The usual practice in viticulture, the care of vines, is for the branches to be pruned back each year in order to cleanse them. A vine produces certain shoots called “sucker shoots,” which start to grow where a branch joins the stem. If allowed to continue to grow, they would dissipate the life of the vine through so many braches that the vine would produce little or no fruit and would produce mainly leaves instead. Every vinedresser knows it is important to prune away these little sucker shoots to ensure plentiful fruit. Since the shoots grow right where the branch joins the stem, creating a tight cluster where dirt, leaves, and other debris collect, the pruning is basically a cleansing process.

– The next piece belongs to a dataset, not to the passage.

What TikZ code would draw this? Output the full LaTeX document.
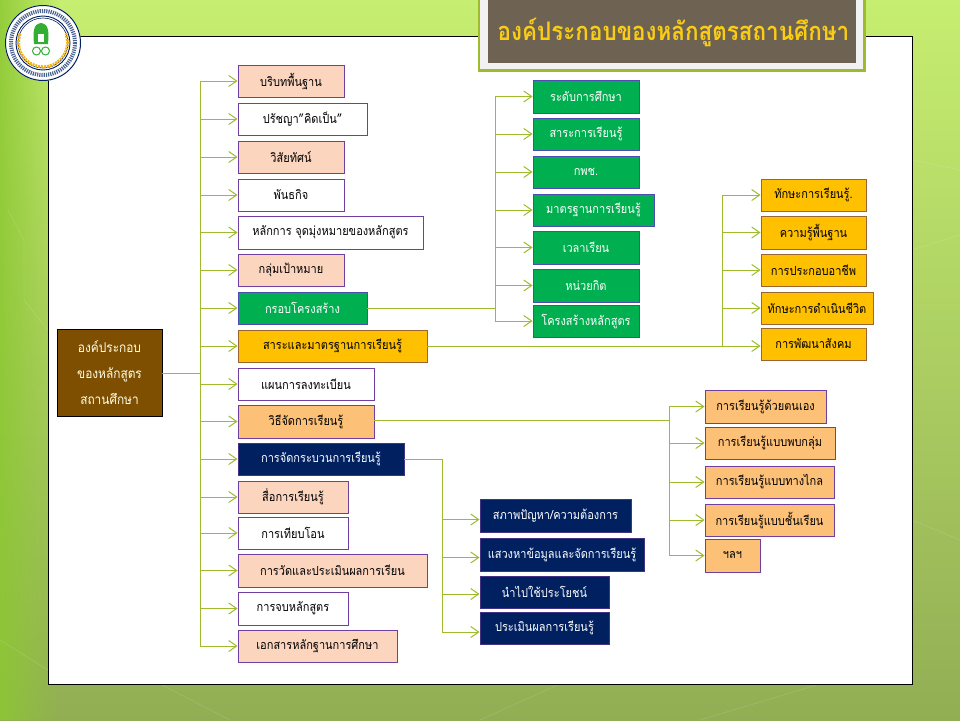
\documentclass[tikz,border=0pt]{standalone}
\usepackage{fontspec}
\setmainfont[Script=Thai,FakeStretch=0.88]{Loma}
\usetikzlibrary{arrows.meta, positioning, calc, fadings}
\definecolor{linkgreen}{HTML}{9DBB2C}
\definecolor{peachfill}{HTML}{FCD5BF}
\definecolor{leafgreen}{HTML}{00B050}
\definecolor{goldfill}{HTML}{FFC000}
\definecolor{apricotfill}{HTML}{FDC077}
\definecolor{navyfill}{HTML}{002060}
\definecolor{brownfill}{HTML}{7F4F00}
\definecolor{boxpurple}{HTML}{7040A0}
\definecolor{taupefill}{HTML}{6E6353}
\definecolor{slidetop}{HTML}{C6EE70}
\definecolor{slidebottom}{HTML}{92AE54}
\definecolor{slideleft}{HTML}{8CC832}
\tikzset{
  box/.style={draw=boxpurple, line width=0.9pt, inner sep=0pt, minimum height=32pt, font=\fontsize{12.5}{14}\selectfont},
  whitebox/.style={box, fill=white},
  peachbox/.style={box, fill=peachfill},
  greenbox/.style={box, fill=leafgreen, draw=blue!40!gray, text=white},
  goldbox/.style={box, fill=goldfill, draw=brown!80!black},
  apricotbox/.style={box, fill=apricotfill},
  navybox/.style={box, fill=navyfill, draw=boxpurple!60!navyfill, text=white},
  tip/.style={draw=linkgreen, line width=1pt, -{Straight Barb[length=8pt,width=11pt]}}
}
\begin{document}
\begin{tikzpicture}[x=1pt, y=-1pt]
  \useasboundingbox (0,0) rectangle (960,720);
  % slide background
  \shade[top color=slidetop, bottom color=slidebottom] (0,0) rectangle (960,720);
  \fill[color=slideleft, opacity=0.85, path fading=east] (0,0) rectangle (60,720);
  \draw[white, opacity=0.18] (0,640) -- (48,670) -- (48,684) (8,210) -- (24,240) -- (24,300) -- (48,330) (912,160) -- (960,170) (912,250) -- (960,235) (912,520) -- (960,540) (160,684) -- (230,720) (560,684) -- (480,720) (700,720) -- (820,684);
  % white panel
  \draw[black, fill=white, line width=0.9pt] (48,36) rectangle (912,684);
  % title
  \fill[color=linkgreen] (478,0) rectangle (866,72);
  \fill[color=white!95!black] (480,0) rectangle (863,69);
  \fill[color=taupefill] (488,0) rectangle (856,63);
  \node[text={rgb,255:red,250;green,205;blue,20}, font=\fontsize{25.5}{30}\bfseries\selectfont, inner sep=0pt] (title) at (673.5,32) {องค์ประกอบของหลักสูตรสถานศึกษา};
  % logo
  \fill[white] (43,43) circle (38);
  \draw[navyfill, line width=1pt] (43,43) circle (37.5);
  \draw[navyfill!70, line width=4pt, dash pattern=on 1.2pt off 1pt] (43,43) circle (32);
  \draw[navyfill, line width=0.9pt] (43,43) circle (27);
  \draw[navyfill, line width=0.6pt] (43,43) circle (25);
  \draw[goldfill!80!brown, line width=3pt, dash pattern=on 2pt off 1pt] (20,34) arc (200:-20:24.5);
  \fill[green!60!black!80] (41,23) .. controls (33,24) and (33,32) .. (34,44) -- (48,44) .. controls (49,32) and (49,24) .. (41,23);
  \fill[white] (38,34) rectangle (44,42);
  \draw[green!60!black!80, line width=1pt] (36.5,51) circle (4) (45.5,51) circle (4);
  % root
  \node[draw=black, fill=brownfill, text=white!90!yellow, line width=0.9pt, minimum width=105pt, minimum height=87pt, inner sep=0pt, align=center, font=\fontsize{13.5}{26}\selectfont] (root) at (109.5,373) {องค์ประกอบ\\ของหลักสูตร\\สถานศึกษา};
  % first column
  \node[peachbox, minimum width=106pt] (context) at (291,81) {บริบทพื้นฐาน};
  \node[whitebox, minimum width=129pt] (belief) at (302.5,119) {ปรัชญา"คิดเป็น"};
  \node[peachbox, minimum width=106pt] (vision) at (291,157) {วิสัยทัศน์};
  \node[whitebox, minimum width=106pt] (mission) at (291,195) {พันธกิจ};
  \node[whitebox, minimum width=185pt, minimum height=33pt] (aims) at (330.5,232.5) {หลักการ จุดมุ่งหมายของหลักสูตร};
  \node[peachbox, minimum width=106pt] (target) at (291,270) {กลุ่มเป้าหมาย};
  \node[greenbox, minimum width=129pt] (frame) at (302.5,308) {กรอบโครงสร้าง};
  \node[goldbox, minimum width=189pt] (standard) at (332.5,346) {สาระและมาตรฐานการเรียนรู้};
  \node[whitebox, minimum width=136pt] (enrol) at (306,384) {แผนการลงทะเบียน};
  \node[apricotbox, minimum width=136pt, minimum height=33pt] (method) at (306,421.5) {วิธีจัดการเรียนรู้};
  \node[navybox, minimum width=166pt] (process) at (321,459) {การจัดกระบวนการเรียนรู้};
  \node[peachbox, minimum width=110pt] (media) at (293,497) {สื่อการเรียนรู้};
  \node[whitebox, minimum width=110pt] (transfer) at (293,533) {การเทียบโอน};
  \node[peachbox, minimum width=189pt, minimum height=33pt] (assess) at (332.5,570.5) {การวัดและประเมินผลการเรียน};
  \node[whitebox, minimum width=110pt, minimum height=33pt] (finish) at (293,608.5) {การจบหลักสูตร};
  \node[peachbox, minimum width=159pt] (record) at (317.5,646) {เอกสารหลักฐานการศึกษา};
  % structure column
  \node[greenbox, minimum width=106pt, minimum height=33pt] (level) at (586,96.5) {ระดับการศึกษา};
  \node[greenbox, minimum width=106pt] (subject) at (586,134) {สาระการเรียนรู้};
  \node[greenbox, minimum width=106pt] (kpc) at (586,172) {กพช.};
  \node[greenbox, minimum width=121pt] (criteria) at (593.5,210) {มาตรฐานการเรียนรู้};
  \node[greenbox, minimum width=106pt, minimum height=33pt] (hours) at (586,247.5) {เวลาเรียน};
  \node[greenbox, minimum width=106pt, minimum height=33pt] (credit) at (586,285.5) {หน่วยกิต};
  \node[greenbox, minimum width=106pt] (layout) at (586,321) {โครงสร้างหลักสูตร};
  % content column
  \node[goldbox, minimum width=105pt] (skill) at (813.5,195) {ทักษะการเรียนรู้.};
  \node[goldbox, minimum width=105pt, minimum height=33pt] (basic) at (813.5,232.5) {ความรู้พื้นฐาน};
  \node[goldbox, minimum width=105pt] (career) at (813.5,270) {การประกอบอาชีพ};
  \node[goldbox, minimum width=112pt] (life) at (817,308) {ทักษะการดำเนินชีวิต};
  \node[goldbox, minimum width=105pt] (society) at (813.5,344) {การพัฒนาสังคม};
  % learning style column
  \node[apricotbox, minimum width=121pt, minimum height=33pt] (self) at (765.5,406.5) {การเรียนรู้ด้วยตนเอง};
  \node[apricotbox, minimum width=130pt] (group) at (770,443) {การเรียนรู้แบบพบกลุ่ม};
  \node[apricotbox, minimum width=129pt] (distance) at (769.5,482) {การเรียนรู้แบบทางไกล};
  \node[apricotbox, minimum width=129pt] (classroom) at (769.5,520) {การเรียนรู้แบบชั้นเรียน};
  \node[apricotbox, minimum width=55pt, minimum height=33pt] (etc) at (732.5,555.5) {ฯลฯ};
  % process column
  \node[navybox, minimum width=151pt, minimum height=33pt] (need) at (555.5,515.5) {สภาพปัญหา/ความต้องการ};
  \node[navybox, minimum width=164pt, minimum height=33pt] (seek) at (562,554.5) {แสวงหาข้อมูลและจัดการเรียนรู้};
  \node[navybox, minimum width=129pt] (apply) at (544.5,592) {นำไปใช้ประโยชน์};
  \node[navybox, minimum width=129pt] (evaluate) at (544.5,628) {ประเมินผลการเรียนรู้};
  % branch points
  \coordinate (busroot) at (200,373);
  \coordinate (busframe) at (495,308);
  \coordinate (busstandard) at (722,346);
  \coordinate (busmethod) at (669,420);
  \coordinate (busprocess) at (442,459);
  % root to first column
  \draw[tip] (root.east) -- (busroot) |- (context.west);
  \draw[tip] (root.east) -- (busroot) |- (belief.west);
  \draw[tip] (root.east) -- (busroot) |- (vision.west);
  \draw[tip] (root.east) -- (busroot) |- (mission.west);
  \draw[tip] (root.east) -- (busroot) |- (aims.west);
  \draw[tip] (root.east) -- (busroot) |- (target.west);
  \draw[tip] (root.east) -- (busroot) |- (frame.west);
  \draw[tip] (root.east) -- (busroot) |- (standard.west);
  \draw[tip] (root.east) -- (busroot) |- (enrol.west);
  \draw[tip] (root.east) -- (busroot) |- (method.west);
  \draw[tip] (root.east) -- (busroot) |- (process.west);
  \draw[tip] (root.east) -- (busroot) |- (media.west);
  \draw[tip] (root.east) -- (busroot) |- (transfer.west);
  \draw[tip] (root.east) -- (busroot) |- (assess.west);
  \draw[tip] (root.east) -- (busroot) |- (finish.west);
  \draw[tip] (root.east) -- (busroot) |- (record.west);
  % frame branch
  \draw[tip] (frame.east) -- (busframe) |- (level.west);
  \draw[tip] (frame.east) -- (busframe) |- (subject.west);
  \draw[tip] (frame.east) -- (busframe) |- (kpc.west);
  \draw[tip] (frame.east) -- (busframe) |- (criteria.west);
  \draw[tip] (frame.east) -- (busframe) |- (hours.west);
  \draw[tip] (frame.east) -- (busframe) |- (credit.west);
  \draw[tip] (frame.east) -- (busframe) |- (layout.west);
  % standard branch
  \draw[tip] (standard.east) -- (busstandard) |- (skill.west);
  \draw[tip] (standard.east) -- (busstandard) |- (basic.west);
  \draw[tip] (standard.east) -- (busstandard) |- (career.west);
  \draw[tip] (standard.east) -- (busstandard) |- (life.west);
  \draw[tip] (standard.east) -- (standard.east -| society.west);
  % method branch
  \draw[tip] (method.east |- busmethod) -- (busmethod) |- (self.west);
  \draw[tip] (method.east |- busmethod) -- (busmethod) |- (group.west);
  \draw[tip] (method.east |- busmethod) -- (busmethod) |- (distance.west);
  \draw[tip] (method.east |- busmethod) -- (busmethod) |- (classroom.west);
  \draw[tip] (method.east |- busmethod) -- (busmethod) |- (etc.west);
  % process branch
  \draw[tip] (process.east) -- (busprocess) |- ([yshift=-4pt]need.west);
  \draw[tip] (process.east) -- (busprocess) |- ([yshift=-3pt]seek.west);
  \draw[tip] (process.east) -- (busprocess) |- ([yshift=-2pt]apply.west);
  \draw[tip] (process.east) -- (busprocess) |- ([yshift=-4pt]evaluate.west);
\end{tikzpicture}
\end{document}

The Father’s work in our lives is to find a branch that is beginning to bear fruit, beginning to produce the likeness of Christ, and then to cut it back. He trims off the troublesome shoots, so that we may bear more fruit.

 

John 15:4 Abiding

One year the peaches were especially abundant. The fruit was big and juicy, and it was one of the best crops in memory. While harvesting the crop, a picker noticed a limb that had fallen from a tree. Its fruit was rotten and shriveled. Because the limb was detached from the tree, it was no longer producing the good fruit that it should. The same is true of the Christian who ceases to abide in Christ—he ceases to produce good fruit.